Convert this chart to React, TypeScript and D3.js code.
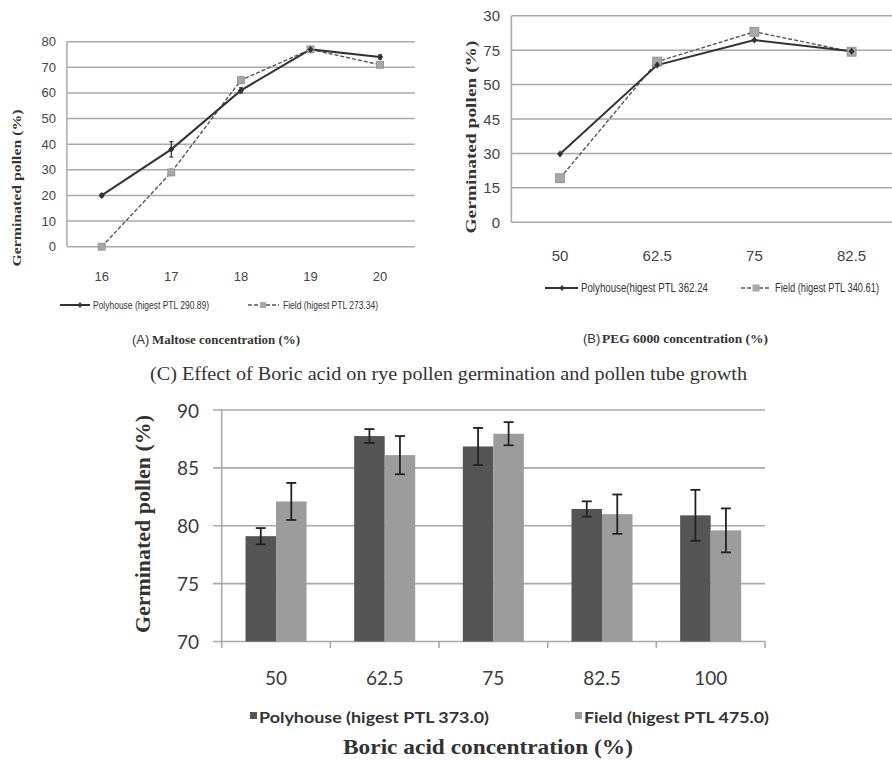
import React from "react";
import * as d3 from "d3";

// (A) maltose
const aCategories = ["16", "17", "18", "19", "20"];
const aPolyhouse = [20, 38, 61, 77, 74];
const aPolyErr = [0.5, 3, 1, 0.5, 0.8];
const aField = [0, 29, 65, 77, 71];
const aFieldErr = [0.5, 1.5, 1.5, 0.5, 0.8];
const aTicks = [0, 10, 20, 30, 40, 50, 60, 70, 80];

// (B) PEG 6000
const bCategories = ["50", "62.5", "75", "82.5"];
const bPolyhouse = [29.8, 68.5, 79.4, 74.5];
const bField = [19.2, 70, 83, 74.3];
const bTicks = [0, 15, 30, 45, 60, 75, 90];
const bTickLabels = ["0", "15", "30", "45", "50", "75", "30"];

// (C) boric acid
const cCategories = ["50", "62.5", "75", "82.5", "100"];
const cPolyhouse = [79.1, 87.75, 86.85, 81.45, 80.9];
const cPolyErr = [0.7, 0.6, 1.6, 0.66, 2.2];
const cField = [82.1, 86.1, 87.95, 81.0, 79.6];
const cFieldErr = [1.6, 1.65, 1.0, 1.7, 1.9];
const cTicks = [70, 75, 80, 85, 90];

const narrow = "'Liberation Sans Narrow', 'Arial Narrow', sans-serif";
const serif = "'Liberation Serif', 'Times New Roman', serif";
const calib = "Lato, 'Open Sans', sans-serif";

const grid = "#a9a9a9";
const dark = "#555555";
const light = "#9c9c9c";

function LineChart(props: {
  cats: string[];
  poly: number[];
  field: number[];
  polyErr?: number[];
  fieldErr?: number[];
  ticks: number[];
  tickLabels?: string[];
  xRange: [number, number];
  yDomain: [number, number];
  yRange: [number, number];
  yLabelX: number;
  xLabelY: number;
  fontSize: number;
  sq: number;
}) {
  const { cats, poly, field, polyErr, fieldErr, ticks, tickLabels, fontSize, sq } = props;
  const x = d3.scaleBand().domain(cats).range(props.xRange);
  const y = d3.scaleLinear().domain(props.yDomain).range(props.yRange);
  const cx = (c: string) => (x(c) as number) + x.bandwidth() / 2;
  const line = d3
    .line<number>()
    .x((_, i) => cx(cats[i]))
    .y((d) => y(d));
  const [x0, x1] = props.xRange;
  return (
    <g>
      {ticks.map((t, i) => (
        <g key={t}>
          <line x1={x0} x2={x1} y1={y(t)} y2={y(t)} stroke={grid} strokeWidth={1.5} />
          <text
            x={props.yLabelX}
            y={y(t)}
            textAnchor="end"
            dominantBaseline="central"
            fontFamily={narrow}
            fontSize={fontSize}
            fill="#444"
          >
            {tickLabels ? tickLabels[i] : t}
          </text>
        </g>
      ))}
      <line x1={x0} x2={x0} y1={props.yRange[1]} y2={props.yRange[0]} stroke={grid} strokeWidth={1.5} />
      {cats.map((c) => (
        <text
          key={c}
          x={cx(c)}
          y={props.xLabelY}
          textAnchor="middle"
          fontFamily={narrow}
          fontSize={fontSize}
          fill="#444"
        >
          {c}
        </text>
      ))}
      <path d={line(field) || ""} fill="none" stroke="#555" strokeWidth={1.4} strokeDasharray="4,2" />
      <path d={line(poly) || ""} fill="none" stroke="#333" strokeWidth={2} />
      {polyErr &&
        poly.map((v, i) => (
          <g key={"pe" + i} stroke="#333" strokeWidth={1.2}>
            <line x1={cx(cats[i])} x2={cx(cats[i])} y1={y(v - polyErr[i])} y2={y(v + polyErr[i])} />
            <line x1={cx(cats[i]) - 2} x2={cx(cats[i]) + 2} y1={y(v + polyErr[i])} y2={y(v + polyErr[i])} />
            <line x1={cx(cats[i]) - 2} x2={cx(cats[i]) + 2} y1={y(v - polyErr[i])} y2={y(v - polyErr[i])} />
          </g>
        ))}
      {fieldErr &&
        field.map((v, i) => (
          <g key={"fe" + i} stroke="#555" strokeWidth={1}>
            <line x1={cx(cats[i])} x2={cx(cats[i])} y1={y(v - fieldErr[i])} y2={y(v + fieldErr[i])} />
          </g>
        ))}
      {field.map((v, i) => (
        <rect
          key={"fm" + i}
          x={cx(cats[i]) - sq / 2}
          y={y(v) - sq / 2}
          width={sq}
          height={sq}
          fill="#a8a8a8"
          stroke="#8c8c8c"
          strokeWidth={0.8}
        />
      ))}
      {poly.map((v, i) => (
        <path
          key={"pm" + i}
          d={`M${cx(cats[i])},${y(v) - 3.5}l3,3.5l-3,3.5l-3,-3.5z`}
          fill="#333"
        />
      ))}
    </g>
  );
}

// legend texts are squeezed horizontally with a scale, like the condensed original
function LineLegend(props: {
  y: number;
  p: [number, number, number];
  f: [number, number, number];
  pText: string;
  fText: string;
  pLen: number;
  fLen: number;
  fontSize: number;
  sq: number;
  squeeze: number;
}) {
  const { y, p, f, fontSize, sq, squeeze } = props;
  return (
    <g fontFamily={narrow} fontSize={fontSize} fill="#333">
      <line x1={p[0]} x2={p[1]} y1={y} y2={y} stroke="#333" strokeWidth={2} />
      <path d={`M${p[2]},${y - 3}l2.5,3l-2.5,3l-2.5,-3z`} fill="#333" />
      <text
        transform={`translate(${p[1] + 3},${y}) scale(${squeeze},1)`}
        dominantBaseline="central"
        textLength={props.pLen / squeeze}
        lengthAdjust="spacingAndGlyphs"
      >
        {props.pText}
      </text>
      <line x1={f[0]} x2={f[1]} y1={y} y2={y} stroke="#555" strokeWidth={1.3} strokeDasharray="4,2" />
      <rect x={f[2] - sq / 2} y={y - sq / 2} width={sq} height={sq} fill="#a8a8a8" />
      <text
        transform={`translate(${f[1] + 4},${y}) scale(${squeeze},1)`}
        dominantBaseline="central"
        textLength={props.fLen / squeeze}
        lengthAdjust="spacingAndGlyphs"
      >
        {props.fText}
      </text>
    </g>
  );
}

function BarChart() {
  const x = d3.scaleBand().domain(cCategories).range([221.7, 765]);
  const inner = d3.scaleBand().domain(["p", "f"]).range([0, x.bandwidth()]).paddingOuter(0.78);
  const y = d3.scaleLinear().domain([70, 90]).range([641.5, 410]);
  const series = [
    { key: "p", vals: cPolyhouse, errs: cPolyErr, color: dark },
    { key: "f", vals: cField, errs: cFieldErr, color: light },
  ];
  const bw = inner.bandwidth();
  return (
    <g>
      {cTicks.map((t) => (
        <g key={t}>
          <line x1={213} x2={765} y1={y(t)} y2={y(t)} stroke={grid} strokeWidth={1.6} />
          <text
            x={199}
            y={y(t)}
            textAnchor="end"
            dominantBaseline="central"
            fontFamily={calib}
            fontSize={19}
            fill="#3a3a3a"
          >
            {t}
          </text>
        </g>
      ))}
      <line x1={221.7} x2={221.7} y1={410} y2={641.5} stroke={grid} strokeWidth={1.6} />
      {[...cCategories.map((c) => x(c) as number), 765].map((bx, i) => (
        <line key={"t" + i} x1={bx} x2={bx} y1={641.5} y2={648} stroke={grid} strokeWidth={1.6} />
      ))}
      {series.map((s) =>
        s.vals.map((v, i) => {
          const bx = (x(cCategories[i]) as number) + (inner(s.key) as number);
          return (
            <rect key={s.key + i} x={bx} y={y(v)} width={bw} height={y(70) - y(v)} fill={s.color} />
          );
        })
      )}
      {series.map((s) =>
        s.vals.map((v, i) => {
          const mx = (x(cCategories[i]) as number) + (inner(s.key) as number) + bw / 2;
          const hi = y(v + s.errs[i]);
          const lo = y(v - s.errs[i]);
          return (
            <g key={"e" + s.key + i} stroke="#222" strokeWidth={1.8}>
              <line x1={mx} x2={mx} y1={hi} y2={lo} />
              <line x1={mx - 5} x2={mx + 5} y1={hi} y2={hi} />
              <line x1={mx - 5} x2={mx + 5} y1={lo} y2={lo} />
            </g>
          );
        })
      )}
      {cCategories.map((c) => (
        <text
          key={c}
          x={(x(c) as number) + x.bandwidth() / 2}
          y={685}
          textAnchor="middle"
          fontFamily={calib}
          fontSize={19}
          fill="#3a3a3a"
        >
          {c}
        </text>
      ))}
      <g fontFamily={calib} fontSize={16} fontWeight="bold" fill="#333">
        <rect x={250} y={712} width={7} height={7} fill={dark} />
        <text x={259} y={716} dominantBaseline="central" textLength={230} lengthAdjust="spacingAndGlyphs">
          Polyhouse (higest PTL 373.0)
        </text>
        <rect x={575} y={712} width={7} height={7} fill={light} />
        <text x={584} y={716} dominantBaseline="central" textLength={185} lengthAdjust="spacingAndGlyphs">
          Field (higest PTL 475.0)
        </text>
      </g>
      <text
        x={343}
        y={754}
        fontFamily={serif}
        fontWeight="bold"
        fontSize={22}
        fill="#333"
        textLength={290}
        lengthAdjust="spacingAndGlyphs"
      >
        Boric acid concentration (%)
      </text>
      <text
        transform="translate(143,524) rotate(-90)"
        textAnchor="middle"
        dominantBaseline="central"
        fontFamily={serif}
        fontWeight="bold"
        fontSize={21}
        fill="#333"
        textLength={218}
        lengthAdjust="spacingAndGlyphs"
      >
        Germinated pollen (%)
      </text>
    </g>
  );
}

export default function App() {
  return (
    <svg
      width={892}
      height={761}
      style={{ position: "absolute", left: 0, top: 0, background: "#fff" }}
    >
      <rect width={892} height={761} fill="#fff" />
      <LineChart
        cats={aCategories}
        poly={aPolyhouse}
        field={aField}
        polyErr={aPolyErr}
        fieldErr={aFieldErr}
        ticks={aTicks}
        xRange={[66.9, 414.9]}
        yDomain={[0, 80]}
        yRange={[246.7, 41.7]}
        yLabelX={56}
        xLabelY={281}
        fontSize={13}
        sq={7}
      />
      <text
        transform="translate(17,188) rotate(-90)"
        textAnchor="middle"
        dominantBaseline="central"
        fontFamily={serif}
        fontWeight="bold"
        fontSize={12}
        fill="#333"
        textLength={157}
        lengthAdjust="spacingAndGlyphs"
      >
        Germinated pollen (%)
      </text>
      <LineLegend
        y={305}
        p={[60, 90, 80]}
        f={[248, 279, 263]}
        pText="Polyhouse (higest PTL 290.89)"
        fText="Field (higest PTL 273.34)"
        pLen={116}
        fLen={95}
        fontSize={11}
        sq={6}
        squeeze={0.8}
      />
      <LineChart
        cats={bCategories}
        poly={bPolyhouse}
        field={bField}
        ticks={bTicks}
        tickLabels={bTickLabels}
        xRange={[511.4, 900.2]}
        yDomain={[0, 90]}
        yRange={[222.3, 15.7]}
        yLabelX={500}
        xLabelY={261}
        fontSize={15}
        sq={9}
      />
      <text
        transform="translate(471,137) rotate(-90)"
        textAnchor="middle"
        dominantBaseline="central"
        fontFamily={serif}
        fontWeight="bold"
        fontSize={15}
        fill="#333"
        textLength={193}
        lengthAdjust="spacingAndGlyphs"
      >
        Germinated pollen (%)
      </text>
      <LineLegend
        y={288}
        p={[545, 578, 562]}
        f={[741, 771, 756]}
        pText="Polyhouse(higest PTL 362.24"
        fText="Field (higest PTL 340.61)"
        pLen={127}
        fLen={104}
        fontSize={12}
        sq={7}
        squeeze={0.78}
      />
      <g fill="#333">
        <text x={132} y={344} fontFamily="'Liberation Sans', Arial, sans-serif" fontSize={13}>
          (A)
        </text>
        <text
          x={152}
          y={344}
          fontFamily={serif}
          fontWeight="bold"
          fontSize={13}
          textLength={148}
          lengthAdjust="spacingAndGlyphs"
        >
          Maltose concentration (%)
        </text>
        <text x={583} y={343} fontFamily="'Liberation Sans', Arial, sans-serif" fontSize={13}>
          (B)
        </text>
        <text
          x={602}
          y={343}
          fontFamily={serif}
          fontWeight="bold"
          fontSize={13}
          textLength={166}
          lengthAdjust="spacingAndGlyphs"
        >
          PEG 6000 concentration (%)
        </text>
        <text
          x={150}
          y={380}
          fontFamily={serif}
          fontSize={18}
          textLength={597}
          lengthAdjust="spacingAndGlyphs"
        >
          (C) Effect of Boric acid on rye pollen germination and pollen tube growth
        </text>
      </g>
      <BarChart />
    </svg>
  );
}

§ **Task requirements**: Would you reproduce the lines above, from the very first through the line containing "60, 70, 80];", exactly and without the pictures?

§ **Task result**:
Convert this chart to React, TypeScript and D3.js code.
import React from "react";
import * as d3 from "d3";

// (A) maltose
const aCategories = ["16", "17", "18", "19", "20"];
const aPolyhouse = [20, 38, 61, 77, 74];
const aPolyErr = [0.5, 3, 1, 0.5, 0.8];
const aField = [0, 29, 65, 77, 71];
const aFieldErr = [0.5, 1.5, 1.5, 0.5, 0.8];
const aTicks = [0, 10, 20, 30, 40, 50, 60, 70, 80];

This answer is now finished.